Personally I wouldn't allow it because revivify just stops the body from decaying. In my world it's difficult to raise dead, revivify works because the spirit has not moved on yet. Once the soul has started it's journey, it takes a lot to get it back. I guess if it ever came up I'd have to make an official ruling since it also affects raise dead.
I've always viewed it as extending the Raise Dead spell because it specifically states that it doesn't restore lost limbs. If too much time has gone by, there's too much decomposition of the body to restore life.
You seem to be neglecting one word in the spell description. (I'm assuming you meant Gentle Repose when you typed revivify.)
PHB said:
You touch a corpse or other remains. For the duration, the target is protected from decay and can't become undead.

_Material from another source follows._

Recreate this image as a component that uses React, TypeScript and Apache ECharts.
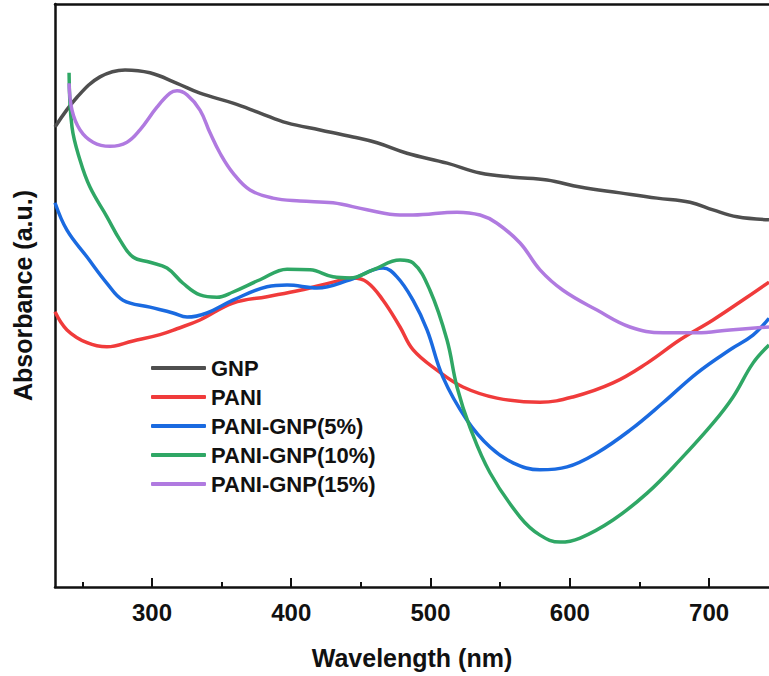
import React, { useEffect, useRef } from "react";
import * as echarts from "echarts";

const seriesNames = ["GNP", "PANI", "PANI-GNP(5%)", "PANI-GNP(10%)", "PANI-GNP(15%)"];
const seriesColors = ["#4f4f4f", "#f03b3b", "#1a6ae0", "#2fa765", "#b07ae0"];

const gnp: number[][] = [
  [230.4, 0.789], [246.2, 0.84], [262.7, 0.875], [280.7, 0.887], [298.6, 0.882], [318.0, 0.864],
  [334.5, 0.847], [358.2, 0.83], [377.6, 0.813], [397.0, 0.796], [420.7, 0.784], [444.4, 0.772],
  [461.6, 0.762], [483.1, 0.744], [511.9, 0.727], [535.6, 0.71], [559.2, 0.703], [583.7, 0.698],
  [607.4, 0.686], [636.1, 0.676], [662.6, 0.667], [686.3, 0.66], [702.8, 0.647], [720.1, 0.635],
  [743.0, 0.63],
];

const pani: number[][] = [
  [230.4, 0.472], [239.0, 0.441], [253.4, 0.419], [267.7, 0.412], [286.4, 0.422], [305.8, 0.433],
  [318.0, 0.443], [334.5, 0.458], [358.2, 0.487], [382.6, 0.498], [406.3, 0.509], [430.0, 0.523],
  [444.4, 0.53], [454.4, 0.523], [465.9, 0.492], [478.1, 0.446], [487.4, 0.407], [504.6, 0.372],
  [523.3, 0.343], [547.7, 0.324], [578.6, 0.317], [602.3, 0.326], [631.0, 0.35], [655.5, 0.384],
  [679.1, 0.424], [702.8, 0.458], [727.2, 0.497], [743.0, 0.523],
];

const gnp5: number[][] = [
  [230.4, 0.659], [239.0, 0.612], [253.4, 0.566], [267.7, 0.521], [279.2, 0.492], [298.6, 0.48],
  [315.1, 0.47], [325.2, 0.463], [339.5, 0.47], [358.2, 0.492], [382.6, 0.515], [397.0, 0.518],
  [418.5, 0.513], [442.2, 0.527], [465.9, 0.547], [475.9, 0.532], [487.4, 0.492], [497.5, 0.441],
  [508.9, 0.36], [526.2, 0.286], [542.7, 0.24], [559.2, 0.213], [578.6, 0.201], [598.0, 0.206],
  [619.5, 0.23], [643.2, 0.269], [666.9, 0.316], [691.3, 0.367], [715.0, 0.407], [731.5, 0.432],
  [743.0, 0.461],
];

const gnp10: number[][] = [
  [240.5, 0.882], [242.6, 0.789], [248.4, 0.732], [255.5, 0.686], [267.7, 0.635], [277.1, 0.595],
  [286.4, 0.566], [298.6, 0.557], [310.8, 0.547], [322.3, 0.521], [334.5, 0.501], [346.7, 0.497],
  [358.2, 0.506], [377.6, 0.527], [397.0, 0.545], [413.5, 0.544], [430.0, 0.532], [442.2, 0.53],
  [458.7, 0.544], [478.1, 0.561], [487.4, 0.556], [499.6, 0.509], [511.8, 0.424], [519.0, 0.343],
  [528.3, 0.274], [542.7, 0.196], [564.3, 0.12], [578.6, 0.089], [593.0, 0.077], [607.4, 0.084],
  [631.0, 0.115], [655.5, 0.161], [679.1, 0.218], [702.8, 0.281], [717.2, 0.326], [731.5, 0.384],
  [743.0, 0.415],
];

const gnp15: number[][] = [
  [240.5, 0.864], [242.6, 0.818], [248.4, 0.784], [257.7, 0.763], [269.9, 0.756], [282.1, 0.763],
  [291.4, 0.784], [303.6, 0.823], [313.0, 0.847], [318.0, 0.851], [325.2, 0.844], [334.5, 0.818],
  [341.7, 0.779], [348.9, 0.744], [358.2, 0.71], [370.4, 0.681], [386.9, 0.667], [406.3, 0.662],
  [430.0, 0.659], [454.4, 0.647], [478.1, 0.638], [487.4, 0.638], [519.0, 0.643], [535.6, 0.638],
  [547.7, 0.624], [564.3, 0.59], [578.6, 0.544], [595.1, 0.509], [619.5, 0.475], [643.2, 0.446],
  [666.9, 0.436], [691.3, 0.436], [715.0, 0.441], [743.0, 0.446],
];

const allData = [gnp, pani, gnp5, gnp10, gnp15];
const majorTicks = [300, 400, 500, 600, 700];
const minorTicks = [250, 350, 450, 550, 650];
const xMin = 230.4;
const xMax = 743;

export default function App() {
  const ref = useRef<HTMLDivElement>(null);
  useEffect(() => {
    document.body.style.margin = "0";
    const chart = echarts.init(ref.current!, null, { renderer: "svg" });
    const font = "'Liberation Sans', Arial, sans-serif";
    chart.setOption({
      animation: false,
      backgroundColor: "#ffffff",
      grid: { left: 55, right: 0, top: 4, bottom: 89, outerBoundsMode: "none", containLabel: false },
      legend: {
        orient: "vertical",
        left: 146,
        top: 352,
        itemWidth: 55,
        itemHeight: 4,
        itemGap: 7,
        icon: "roundRect",
        data: seriesNames,
        textStyle: { fontFamily: font, fontWeight: "bold", fontSize: 22, color: "#111", lineHeight: 22 },
      },
      xAxis: [
        {
          type: "value",
          position: "bottom",
          min: xMin,
          max: xMax,
          name: "Wavelength (nm)",
          nameLocation: "middle",
          nameGap: 58,
          nameTextStyle: { fontFamily: font, fontWeight: "bold", fontSize: 25, color: "#111" },
          axisLine: { lineStyle: { color: "#111", width: 2.5 } },
          axisTick: {
            inside: true,
            length: 9,
            customValues: majorTicks,
            lineStyle: { color: "#111", width: 2 },
          },
          axisLabel: {
            fontFamily: font,
            fontWeight: "bold",
            fontSize: 24,
            color: "#111",
            margin: 13,
            customValues: majorTicks,
          },
          splitLine: { show: false },
        },
        {
          type: "value",
          position: "bottom",
          min: xMin,
          max: xMax,
          axisLine: { show: false },
          axisTick: {
            inside: true,
            length: 5,
            customValues: minorTicks,
            lineStyle: { color: "#111", width: 2 },
          },
          axisLabel: { show: false },
          splitLine: { show: false },
        },
        {
          type: "value",
          position: "top",
          min: xMin,
          max: xMax,
          axisLine: { show: true, lineStyle: { color: "#111", width: 2.5 } },
          axisTick: { show: false },
          axisLabel: { show: false },
          splitLine: { show: false },
        },
      ],
      yAxis: {
        type: "value",
        min: 0,
        max: 1,
        name: "Absorbance (a.u.)",
        nameLocation: "middle",
        nameGap: 20,
        nameTextStyle: { fontFamily: font, fontWeight: "bold", fontSize: 25, color: "#111" },
        axisLine: { show: true, lineStyle: { color: "#111", width: 2.5 } },
        axisTick: { show: false },
        axisLabel: { show: false },
        splitLine: { show: false },
      },
      series: seriesNames.map((name, i) => ({
        name,
        type: "line",
        data: allData[i],
        smooth: 0.4,
        showSymbol: false,
        xAxisIndex: 0,
        color: seriesColors[i],
        lineStyle: { width: 3.5, color: seriesColors[i] },
      })),
    });
    return () => chart.dispose();
  }, []);
  return <div ref={ref} style={{ width: 769, height: 676 }} />;
}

The spell also effectively extends the time limit on raising the target from the dead, since days spent under the influence of this spell don't count against the time limit of spells such as raise dead.
To me, "also" indicates that the time extension is in addition to the effects in the first paragraph, not a consequence of them. So my reading would be that
Gentle Repose does whatever is necessary to grant the time extension, including keeping the soul from moving on if that's what you think
Revivify requires. I suppose you could argue that
Revivify is not included in the set of spells "such as
Raise Dead" but that seems to me to require dragging in a lot of reasoning that goes beyond a plain reading of the spell descriptions.
All that said, adjusting spells that bring the dead back to life to fit your cosmology seems like a pretty reasonable thing to do (with the usual caveat that everybody knows about it upfront).
If one wanted to split the baby,
Gentle Repose could grant a shorter extension for
Revivify than it does for other spells that bring the dead back to life - maybe 1 day instead of 10.